The future we were promised never came.
No jet packs, no spandex jumpsuits, no robot maids — that little round vacuum thing just doesn’t count.
Sure, we got certain whiz-bang devices we didn’t expect: the phone/camera/computer in our back pockets. But that wasn’t really part of the classic Space Age Dream.
Moving sidewalks were. Why walk, why go to the bother of using your legs when you could be whisked to your destination through the magic of our friend, technology?
Now some of those futuristic wonders are going the way of Space Foods sticks, at least at O’Hare International Airport, where United Airlines announced it is taking out the eight moving walkways in Concourse C.
“Our observation shows that removing the walkways in Concourse C will enhance the experience for our customers by reducing congestion and improving flow through the concourse,” said Luke Punzenberger, a spokesman for United Airlines, based in Chicago.
They’ll also move faster.
“Moving walkways are the only form of transportation that actually slow people down,” said Dr. Seth Young, of Ohio State University, one of several scientists to study the sidewalks and find that they delay pedestrians by obstructing their paths or encouraging them to stand while traveling at a slower pace than they’d walk unaided. The walkways also take up room that could be used to increase airport shopping, a trend of the world we find ourselves in, as opposed to one we once dreamed about.
For those with a fondness for United’s trippy 850-foot walkway between Concourses B and C, with undulating glass walls, under what was billed as the longest neon sculpture in the world, worry not: that will remain.
“We’re only looking at Concourse C,” said Punzenberger. “There are no plans to remove the connector walkways.”
People who are elderly, or have physical limitations, might be concerned about the removal of the walkways, which do offer a respite from the lengthy slog between Point A and Point B.
“We recognize that some customers have special needs or concerns when flying, and we will continue to provide transport to customers who may require additional assistance,” Punzenberger said.
Like the fascination with trips to the moon, moving sidewalks appeared in Victorian times then took off in earnest the 1950s. The first debuted at the 1893 Columbian Exposition in Chicago. Several other fairs around the world featured them, but it was only in 1954 that they first showed up as part of urban transportation hubs and, in 1958, jet age airports, when the first was installed at Love Field in Dallas.

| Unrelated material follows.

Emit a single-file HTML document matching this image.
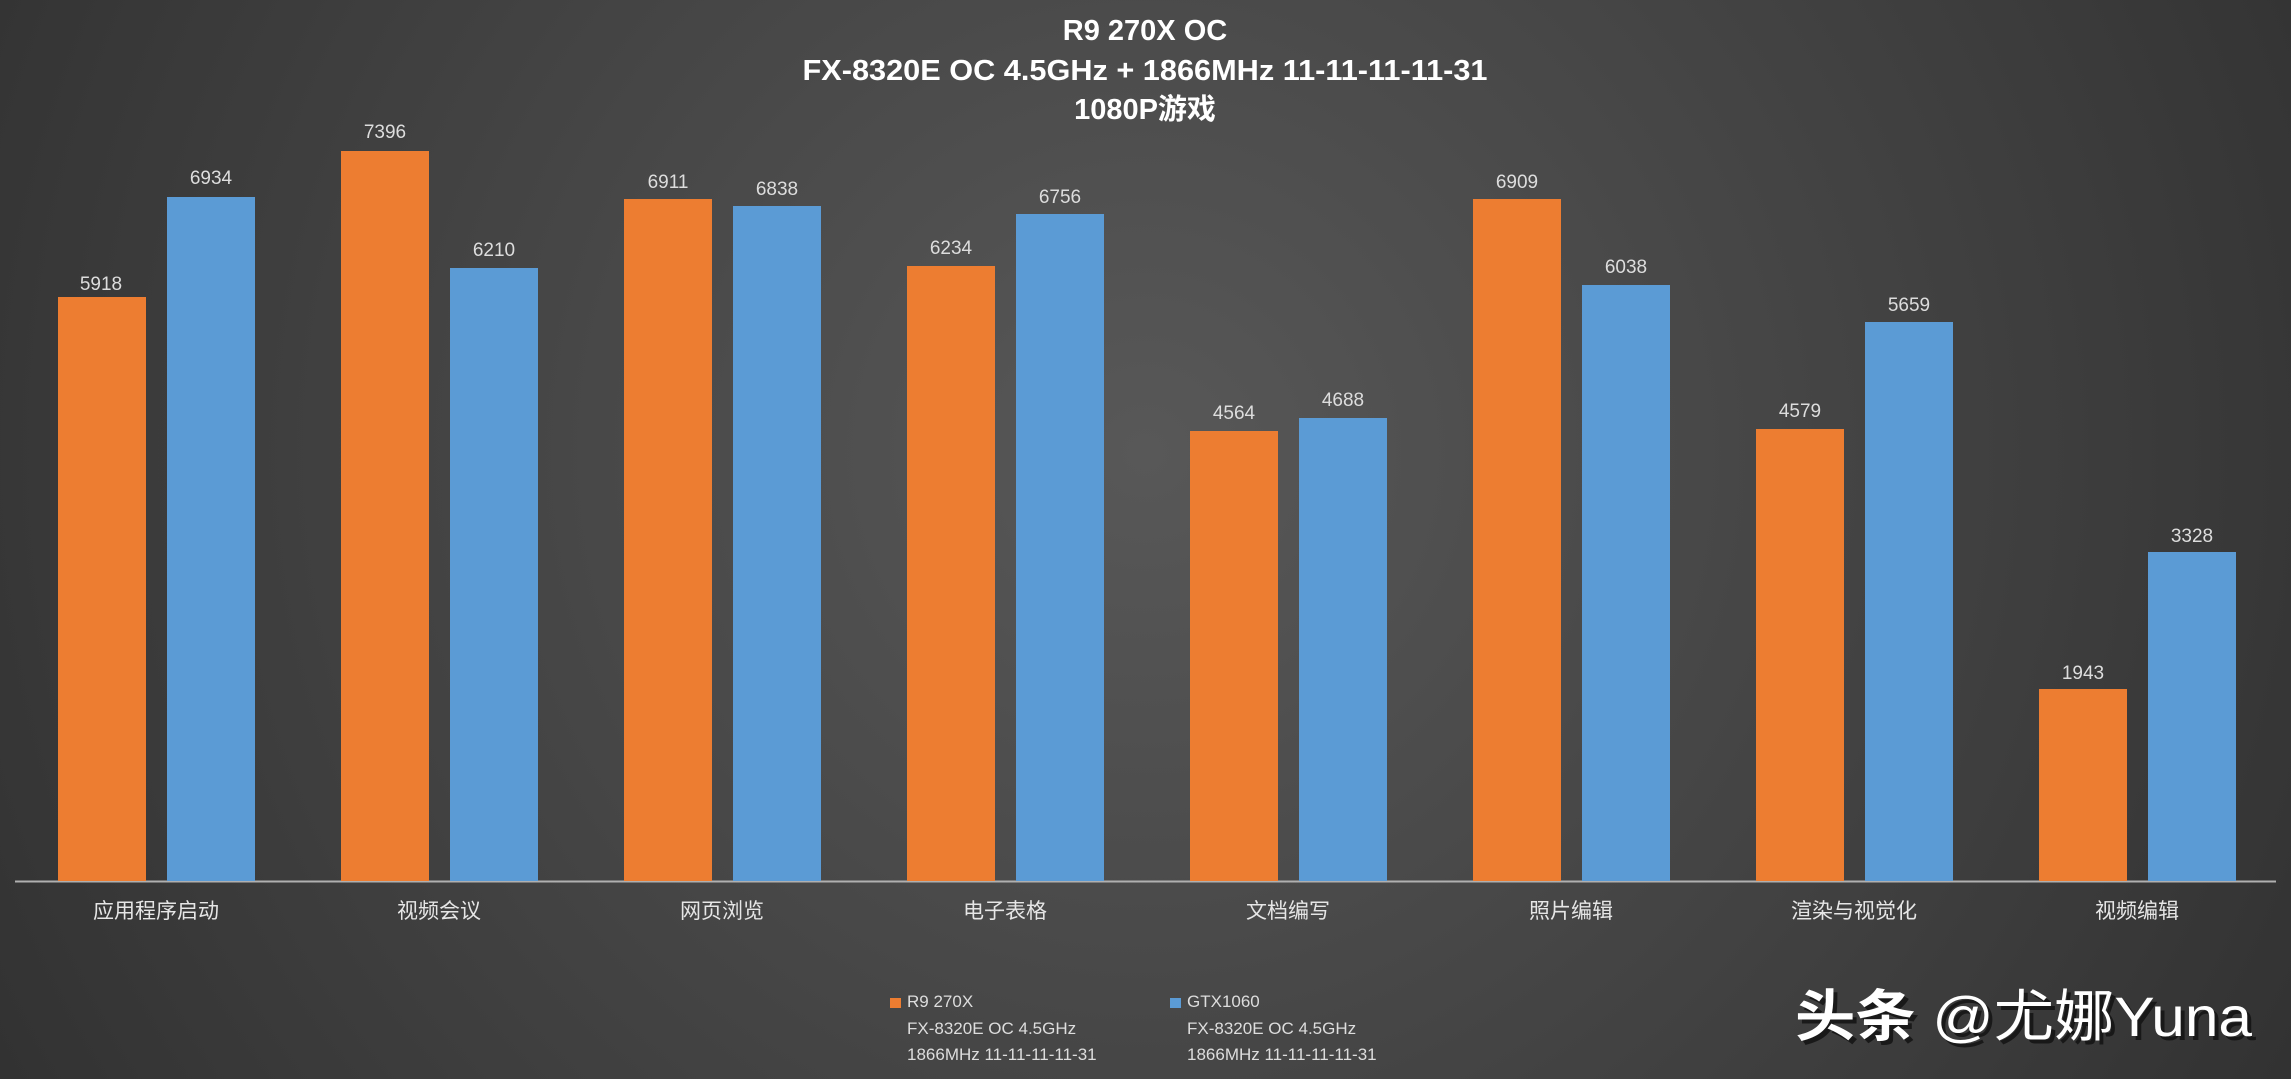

People are always worry about our machines turning on us, and moving walkways really did. There was at least one death: On New Year’s Day, 1960, a toddler, 2-year-old Tina Marie Brandon, visited Love Field with her family to see relatives depart and was crushed to death when her coat sleeve was caught by the walkway. Before anyone could react, her clothing constricted her so much she suffocated.
Even when they don’t kill you, the walkways in C offered an unwelcome conundrum. What to do? Stride athletically through the non-moving part of the concourse, or meekly hop aboard, knowing you’ll have that slightly unsettling “The moving walkway is now ending, please look down” moment when you are projected back into the pedestrian realm of foot travel?
Better to get rid of them, and not just for the way they can make it harder to get to a particular shop, or the energy consumed, or the expense of maintaining them — or not maintaining them, as the case may be. In 1999, an electrical fire in one of the walkways shut down flights in Terminal One for two hours.
Four of the eight walkways are being removed now and will be gone by Thanksgiving, when there will be a pause in construction for the holiday traffic nightmare.
“We expect to complete work by spring,” Punzenberger said.
Good riddance. Moving walkways are like food pills: a better idea than a reality. Cool concepts, perhaps, but turns out people prefer walking and eating. Walking is a joy — OK, in airports, not so much. But it’s still good for you, and all things being equal, you should walk more, not less. Ditto for nutrition pills. People didn’t really want them; they want artisanal bread and organic apples and lettuce grown in the backyard.
The future never actually arrives, and considering the strange stuff we fooled ourselves into believing we wanted someday, that’s a good thing.